■ **AIM OF THE TASK**
Every line with the string "this" should be gathered.

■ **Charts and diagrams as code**
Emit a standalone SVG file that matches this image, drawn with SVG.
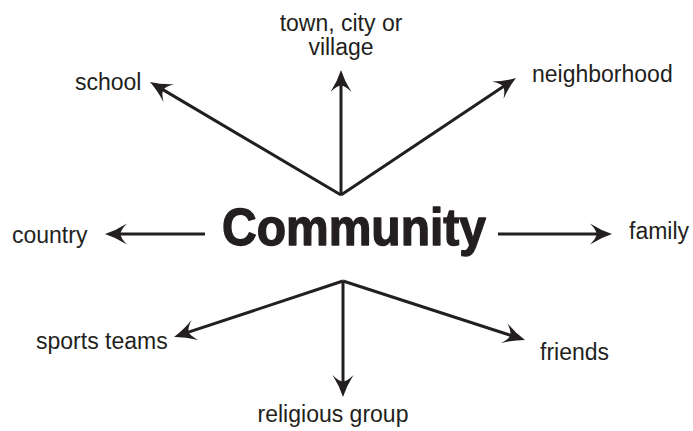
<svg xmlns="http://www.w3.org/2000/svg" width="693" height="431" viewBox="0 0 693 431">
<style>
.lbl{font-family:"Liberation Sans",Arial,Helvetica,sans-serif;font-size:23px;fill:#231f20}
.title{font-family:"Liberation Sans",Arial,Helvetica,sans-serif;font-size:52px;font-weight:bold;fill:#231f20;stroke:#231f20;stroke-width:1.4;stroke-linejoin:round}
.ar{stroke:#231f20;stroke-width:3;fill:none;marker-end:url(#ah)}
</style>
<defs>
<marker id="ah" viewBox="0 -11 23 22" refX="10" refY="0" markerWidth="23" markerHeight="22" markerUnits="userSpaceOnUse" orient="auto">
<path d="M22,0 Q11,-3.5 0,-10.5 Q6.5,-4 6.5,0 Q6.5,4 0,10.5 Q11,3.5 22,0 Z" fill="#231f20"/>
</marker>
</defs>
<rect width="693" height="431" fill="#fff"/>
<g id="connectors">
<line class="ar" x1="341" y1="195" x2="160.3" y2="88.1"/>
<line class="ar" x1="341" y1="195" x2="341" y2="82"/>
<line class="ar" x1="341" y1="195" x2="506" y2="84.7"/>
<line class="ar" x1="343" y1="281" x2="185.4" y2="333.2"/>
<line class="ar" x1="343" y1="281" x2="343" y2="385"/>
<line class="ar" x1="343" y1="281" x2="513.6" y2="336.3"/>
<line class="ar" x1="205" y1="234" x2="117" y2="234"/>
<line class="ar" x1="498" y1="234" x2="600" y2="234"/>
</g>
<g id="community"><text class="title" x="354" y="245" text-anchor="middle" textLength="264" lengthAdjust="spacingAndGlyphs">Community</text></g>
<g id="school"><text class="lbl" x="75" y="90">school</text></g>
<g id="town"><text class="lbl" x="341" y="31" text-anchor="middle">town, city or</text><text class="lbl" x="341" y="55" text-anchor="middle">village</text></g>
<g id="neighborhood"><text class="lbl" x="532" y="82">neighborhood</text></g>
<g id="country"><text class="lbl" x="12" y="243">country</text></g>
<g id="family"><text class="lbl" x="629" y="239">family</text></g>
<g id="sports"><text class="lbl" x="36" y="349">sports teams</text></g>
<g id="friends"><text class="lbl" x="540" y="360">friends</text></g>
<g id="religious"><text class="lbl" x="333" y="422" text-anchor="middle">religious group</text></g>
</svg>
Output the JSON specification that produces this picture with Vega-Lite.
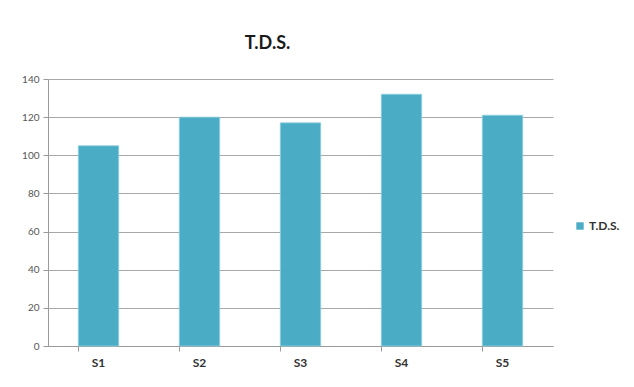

■ **EXERCISE ANSWER**
Emit a standalone SVG file that matches this image, drawn with SVG.
Output the JSON specification that produces this picture with Vega-Lite.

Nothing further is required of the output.